Srinivas however, maintains that Perplexity does not copy Google’s results.

While it does access data about Bing’s and Google’s ranking signals through automated systems known as APIs, Perplexity uses its own search engine bots to crawl and index websites, meaning that it scouts the web on its own.

"We do not have to challenge Google’s search market share in order to succeed," said Srinivas. "In fact, that’s precisely why I think we have a winning shot: We are operating in a new segment of AI assistants, chatbots, and answer bots where new businesses and products will continue to be created."

The overlap in Perplexity’s and Google’s results could be due to both services examining the same set of web pages, as many results on Bing are also similar to those on Google.

While Perplexity is showing itself, and the world, that it's more than capable, its use of Google’s ranking data could undermine its claims about the strength of its technology.

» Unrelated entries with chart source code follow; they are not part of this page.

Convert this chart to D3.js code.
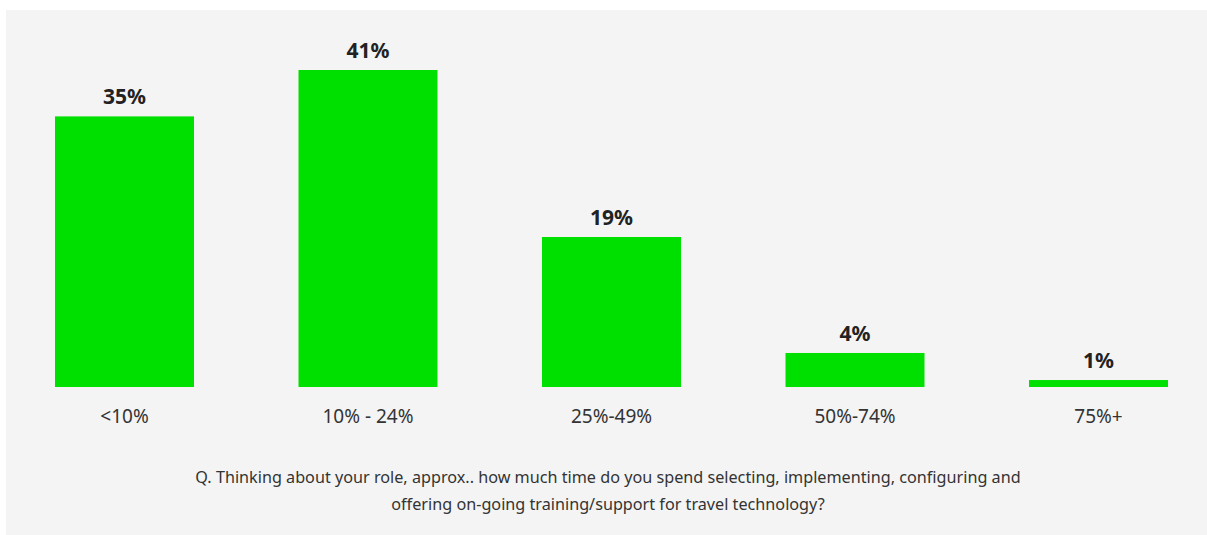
<!DOCTYPE html>
<html>
<head>
<meta charset="utf-8">
<script src="https://cdn.jsdelivr.net/npm/d3@7"></script>
<style>
	body{margin:0;background:#fff;font-family:"Noto Sans",sans-serif;}
</style>
</head>
<body>
<div id="chart"></div>
<script>
var categories=["<10%","10% - 24%","25%-49%","50%-74%","75%+"],
	values=[35,41,19.4,4.4,0.9],
	caption=["Q. Thinking about your role, approx.. how much time do you spend selecting, implementing, configuring and",
		"offering on-going training/support for travel technology?"];

var WIDTH=1207,
	HEIGHT=535;

var svg=d3.select("#chart")
			.append("svg")
				.attr("width",WIDTH)
				.attr("height",HEIGHT);

svg.append("rect")
	.attr("x",6)
	.attr("y",10)
	.attr("width",WIDTH-6)
	.attr("height",HEIGHT-10)
	.attr("fill","#f4f4f4");

// bar centres
var xscale=d3.scalePoint()
		.domain(categories)
		.range([124.5,1098.5]);

// baseline at 387, 41% reaches 70
var yscale=d3.scaleLinear()
		.domain([0,41])
		.range([387,70]);

var bw=139;

var bars=svg.append("g").selectAll("g")
			.data(values)
			.enter()
				.append("g")
					.attr("transform",function(d,i){
						return "translate("+xscale(categories[i])+",0)";
					});

bars.append("rect")
	.attr("x",-bw/2)
	.attr("width",bw)
	.attr("y",function(d){ return yscale(d); })
	.attr("height",function(d){ return yscale(0)-yscale(d); })
	.attr("fill","#00e000");

bars.append("text")
	.attr("y",function(d){ return yscale(d)-12; })
	.attr("text-anchor","middle")
	.attr("font-size",21)
	.attr("font-weight","bold")
	.attr("fill","#222")
	.text(function(d){ return Math.round(d)+"%"; });

bars.append("text")
	.attr("y",423)
	.attr("text-anchor","middle")
	.attr("font-size",19)
	.attr("fill","#333")
	.text(function(d,i){ return categories[i]; });

svg.append("g").selectAll("text")
	.data(caption)
	.enter()
		.append("text")
			.attr("x",608)
			.attr("y",function(d,i){ return 483+i*27; })
			.attr("text-anchor","middle")
			.attr("font-size",16.2)
			.attr("fill","#333")
			.text(function(d){ return d; });
</script>
</body>
</html>
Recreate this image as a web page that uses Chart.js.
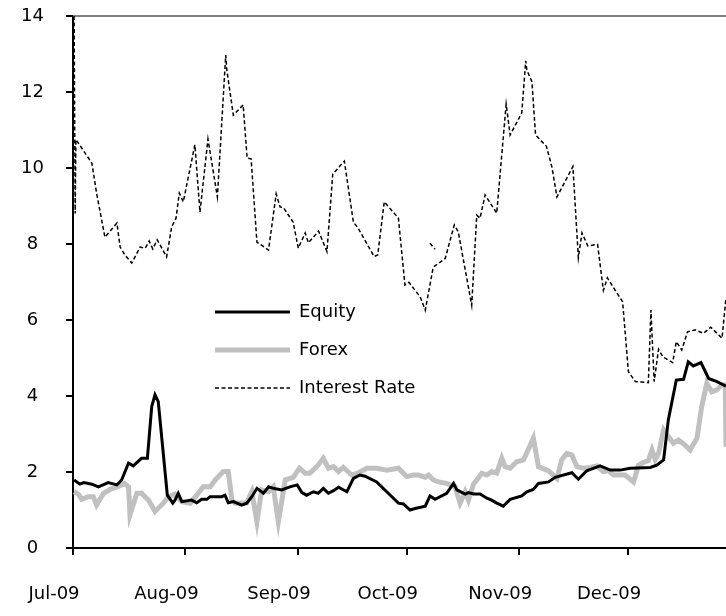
<!DOCTYPE html>
<html>
<head>
<meta charset="utf-8">
<script src="https://cdn.jsdelivr.net/npm/chart.js@4.4.0/dist/chart.umd.min.js"></script>
<style>
  html, body { margin: 0; padding: 0; background: #fff; }
</style>
</head>
<body>
<canvas id="canvas" width="726" height="616"></canvas>
<script>
// x values are days since 1 Jul 2009
var monthTicks = [0, 31, 62, 92, 123, 153];
var monthLabels = ['Jul-09', 'Aug-09', 'Sep-09', 'Oct-09', 'Nov-09', 'Dec-09'];
var seriesNames = ['Equity', 'Forex', 'Interest Rate'];

var equity = [[0.3,1.79],[1.9,1.68],[3.0,1.72],[5.2,1.68],[7.0,1.61],[9.7,1.72],[12.1,1.66],[13.4,1.79],[15.3,2.23],[16.6,2.16],
  [18.9,2.36],[20.5,2.36],[21.7,3.72],[22.6,4.03],[23.5,3.85],[26.0,1.39],[27.5,1.18],[28.1,1.26],[29.0,1.44],[30.0,1.22],
  [32.7,1.26],[34.1,1.19],[35.5,1.28],[36.9,1.28],[37.8,1.35],[41.0,1.35],[41.9,1.39],[42.8,1.19],[44.2,1.22],[46.5,1.13],
  [47.9,1.18],[49.3,1.35],[50.7,1.57],[52.5,1.44],[53.9,1.61],[55.2,1.57],[57.5,1.53],[59.8,1.61],[61.8,1.66],[63.1,1.46],
  [64.4,1.39],[66.3,1.48],[67.6,1.44],[69.0,1.57],[70.4,1.44],[71.8,1.51],[73.2,1.6],[75.5,1.48],[77.3,1.83],[79.1,1.92],
  [80.5,1.89],[83.7,1.74],[86.9,1.44],[89.7,1.18],[91.1,1.16],[92.9,1.0],[94.3,1.04],[97.1,1.1],[98.4,1.37],[99.8,1.28],
  [103.0,1.44],[104.9,1.7],[105.8,1.53],[108.1,1.42],[109.0,1.46],[110.4,1.42],[112.2,1.42],[114.1,1.31],[115.4,1.26],[116.8,1.18],
  [118.6,1.1],[120.5,1.28],[123.7,1.37],[125.1,1.48],[126.9,1.54],[128.3,1.7],[131.1,1.74],[132.9,1.86],[137.5,1.98],[139.3,1.81],
  [141.6,2.03],[145.3,2.16],[148.1,2.05],[150.8,2.05],[153.6,2.1],[159.1,2.12],[160.9,2.18],[162.8,2.32],[164.1,3.37],[166.3,4.42],
  [168.3,4.44],[169.6,4.9],[171.0,4.79],[173.1,4.88],[175.2,4.46],[177.5,4.38],[180.0,4.26]];

var forex = [[0.3,1.48],[1.5,1.42],[2.4,1.28],[4.2,1.35],[5.6,1.35],[6.5,1.13],[8.4,1.44],[10.2,1.54],[12.1,1.61],[14.3,1.7],
  [15.3,1.61],[15.7,0.87],[17.6,1.44],[18.9,1.44],[20.8,1.26],[22.6,0.96],[24.9,1.18],[26.3,1.35],[28.1,1.42],[30.0,1.22],
  [32.3,1.18],[34.1,1.39],[35.9,1.61],[37.8,1.61],[39.2,1.79],[41.4,2.01],[42.8,2.01],[43.8,1.26],[44.7,1.18],[47.9,1.19],
  [49.3,1.48],[50.7,0.69],[52.0,1.53],[53.9,1.48],[55.2,1.61],[56.6,0.69],[58.5,1.79],[60.7,1.86],[62.4,2.1],[64.0,1.97],
  [65.3,1.97],[67.2,2.14],[69.0,2.36],[70.4,2.1],[71.8,2.14],[73.2,2.01],[74.5,2.12],[76.8,1.92],[78.7,1.98],[81.0,2.1],
  [83.7,2.1],[86.5,2.05],[89.7,2.1],[92.0,1.88],[93.8,1.92],[95.2,1.92],[97.1,1.86],[98.0,1.92],[99.3,1.79],[100.7,1.74],
  [103.0,1.7],[105.3,1.61],[106.7,1.18],[108.1,1.48],[109.0,1.26],[110.4,1.68],[112.7,1.97],[114.1,1.92],[115.4,2.01],[116.8,1.97],
  [118.2,2.36],[119.1,2.14],[120.5,2.1],[122.3,2.27],[124.2,2.32],[126.9,2.89],[128.3,2.14],[131.1,2.03],[133.4,1.83],[134.7,2.32],
  [136.1,2.49],[137.5,2.45],[138.9,2.14],[140.7,2.1],[142.5,2.12],[144.4,2.16],[146.2,2.01],[147.6,2.03],[149.0,1.92],[152.2,1.92],
  [154.5,1.74],[155.9,2.18],[157.2,2.25],[158.6,2.3],[159.6,2.58],[160.5,2.33],[161.4,2.49],[162.8,3.11],[164.1,2.93],[165.5,2.76],
  [166.9,2.84],[168.7,2.71],[170.1,2.58],[172.0,2.89],[173.3,3.72],[174.7,4.33],[176.1,4.11],[177.5,4.16],[178.9,4.29],[179.8,4.29],
  [180.0,2.66]];

var interestRate = [[0.3,14.0],[0.6,8.8],[0.8,10.75],[5.2,10.13],[6.5,9.34],[8.8,8.18],[12.1,8.55],[13.0,7.92],[14.3,7.71],[16.2,7.5],
  [18.5,7.92],[19.9,7.89],[21.0,8.08],[22.0,7.87],[23.2,8.11],[24.5,7.89],[25.8,7.66],[27.2,8.45],[28.4,8.68],[29.3,9.34],
  [30.4,9.11],[33.6,10.61],[35.0,8.84],[37.2,10.76],[39.8,9.24],[42.1,12.97],[42.4,12.58],[44.2,11.39],[46.9,11.66],[48.0,10.26],
  [49.1,10.24],[50.7,8.05],[53.9,7.84],[56.0,9.32],[57.1,8.97],[58.0,8.96],[60.7,8.57],[62.1,7.89],[64.0,8.29],[64.9,8.03],
  [67.7,8.34],[70.0,7.8],[71.6,9.84],[74.8,10.18],[77.3,8.57],[78.4,8.45],[83.0,7.67],[84.0,7.71],[85.8,9.11],[89.7,8.68],
  [91.5,6.92],[92.6,6.99],[95.7,6.61],[97.1,6.26],[99.3,7.39],[102.6,7.62],[105.1,8.5],[106.2,8.32],[109.9,6.39],[111.3,8.76],
  [112.2,8.68],[113.6,9.29],[116.8,8.81],[119.4,11.68],[120.5,10.87],[123.7,11.45],[124.8,12.82],[125.1,12.58],[126.5,12.27],[127.5,10.87],
  [130.5,10.57],[132.0,10.03],[133.4,9.24],[137.8,10.04],[139.3,7.64],[140.3,8.29],[141.9,7.95],[144.6,7.99],[146.2,6.78],[147.3,7.11],
  [149.4,6.79],[151.5,6.48],[153.1,4.64],[155.0,4.38],[158.6,4.35],[159.3,6.26],[160.2,4.38],[161.4,5.23],[162.6,5.03],[165.3,4.88],
  [166.3,5.43],[167.8,5.21],[169.4,5.69],[171.5,5.74],[173.8,5.65],[175.8,5.81],[178.9,5.52],[180.0,6.58]];

// short detached piece of the interest rate line in early October
var interestRateStray = [[98.4,8.02],[99.8,7.86]];

function toPoints(list) {
    return list.map(function (p) { return { x: p[0], y: p[1] }; });
}

var FONT = "'Comic Sans MS', 'DejaVu Sans', sans-serif";
Chart.defaults.font.family = FONT;
Chart.defaults.color = '#000';

var dashed = [4, 2.5];

// put the legend inside the plot, left of centre
var legendMover = {
    id: 'legendMover',
    afterLayout: function (chart) {
        var lg = chart.legend;
        lg.left = 195;
        lg.top = 283;
        lg.right = lg.left + lg.width;
        lg.bottom = lg.top + lg.height;
    }
};

var topBorder = {
    id: 'topBorder',
    beforeDatasetsDraw: function (chart) {
        var ctx = chart.ctx, a = chart.chartArea;
        ctx.save();
        ctx.strokeStyle = '#808080';
        ctx.lineWidth = 2;
        ctx.beginPath();
        ctx.moveTo(a.left, a.top);
        ctx.lineTo(a.right, a.top);
        ctx.stroke();
        ctx.restore();
    }
};

var config = {
    type: 'line',
    data: {
        datasets: [{
            label: seriesNames[0],
            data: toPoints(equity),
            borderColor: '#000',
            backgroundColor: '#000',
            borderWidth: 3
        }, {
            label: seriesNames[1],
            data: toPoints(forex),
            borderColor: '#c0c0c0',
            backgroundColor: '#c0c0c0',
            borderWidth: 5
        }, {
            label: seriesNames[2],
            data: toPoints(interestRate),
            borderColor: '#000',
            backgroundColor: '#000',
            borderWidth: 1.5,
            borderDash: dashed
        }, {
            label: '',
            data: toPoints(interestRateStray),
            borderColor: '#000',
            borderWidth: 1.5,
            borderDash: dashed
        }]
    },
    options: {
        responsive: false,
        animation: false,
        devicePixelRatio: 1,
        layout: { padding: { top: 16, left: 0, right: 0, bottom: 0 } },
        elements: {
            point: { radius: 0, hoverRadius: 0 },
            line: { tension: 0, fill: false, borderJoinStyle: 'miter' }
        },
        plugins: {
            tooltip: { enabled: false },
            legend: {
                position: 'chartArea',
                fullSize: false,
                align: 'start',
                labels: {
                    usePointStyle: true,
                    pointStyle: 'line',
                    pointStyleWidth: 75,
                    padding: 20,
                    color: '#000',
                    font: { size: 18 },
                    generateLabels: function (chart) {
                        var items = Chart.defaults.plugins.legend.labels.generateLabels(chart);
                        items.forEach(function (it) {
                            var ds = chart.data.datasets[it.datasetIndex];
                            it.lineDash = ds.borderDash || [];
                            it.lineWidth = ds.borderWidth;
                            it.strokeStyle = ds.borderColor;
                        });
                        return items;
                    },
                    filter: function (item) { return item.text !== ''; }
                }
            }
        },
        scales: {
            x: {
                type: 'linear',
                min: 0,
                max: 180,
                afterBuildTicks: function (scale) {
                    scale.ticks = monthTicks.map(function (v) { return { value: v }; });
                },
                afterFit: function (scale) { scale.height = 68; },
                ticks: {
                    autoSkip: false,
                    maxRotation: 0,
                    labelOffset: -19,
                    padding: 29,
                    font: { size: 18 },
                    callback: function (value) {
                        var i = monthTicks.indexOf(value);
                        return i >= 0 ? monthLabels[i] : '';
                    }
                },
                grid: { drawOnChartArea: false, color: '#000', lineWidth: 2, tickLength: 7 },
                border: { color: '#000', width: 2 }
            },
            y: {
                min: 0,
                max: 14,
                afterFit: function (scale) {
                    scale.width = 73;
                    // tick padding only moves labels sideways here
                    scale.paddingTop = 11;
                    scale.paddingBottom = 11;
                },
                ticks: {
                    stepSize: 2,
                    padding: 22,
                    crossAlign: 'center',
                    font: { size: 18 }
                },
                grid: { drawOnChartArea: false, color: '#000', lineWidth: 2, tickLength: 7 },
                border: { color: '#000', width: 2 }
            }
        }
    },
    plugins: [legendMover, topBorder]
};

window.onload = function () {
    window.myLine = new Chart(document.getElementById('canvas'), config);
};
</script>
</body>
</html>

Using Google’s search ranking results also mean that Perplexity needs to follow Google's rules, and that it can never be totally dependent. What's more, Perplexity could as well violate the company's terms of service, even when the courts have ruled that web scraping is legal.

And also, one of its technology providers, OpenAI, also prepares to launch its own consumer search engine, and this could translate to more competition.

Aravind Srinivas.
Aravind Srinivas.

Ultimately, which tool to choose comes down to past experience, and the expected experience.

Users who are happy with Google, will continue using Google Search and Gemini, and as long as they're happy with the products, they won't likely to shift. And not to mention, Google also has the 'Search Generative Experience' experiment, which combines both AI and search into one product.

The same goes to those who love Microsoft, will continue using Bing and its Copilot, as long as the products satisfy them.

But overall, Perplexity AI can be a powerful rival because it does introduce something new to the table.

It’s important to note that Perplexity is best as a research tool to find answers, facts, and information, rather than to generate text.

As the AI search landscape continues to evolve, the AI industry is becoming so lucrative that it becomes so alluring for the many companies, new and old, to try their chances.

The revelations about Perplexity’s use of Google’s data raise questions about the unknowns surrounding some of the world’s most valuable new AI services and the potential legal and reputational risks AI developers face.

At this time, Perplexity has become the default search engine option in the Arc browser.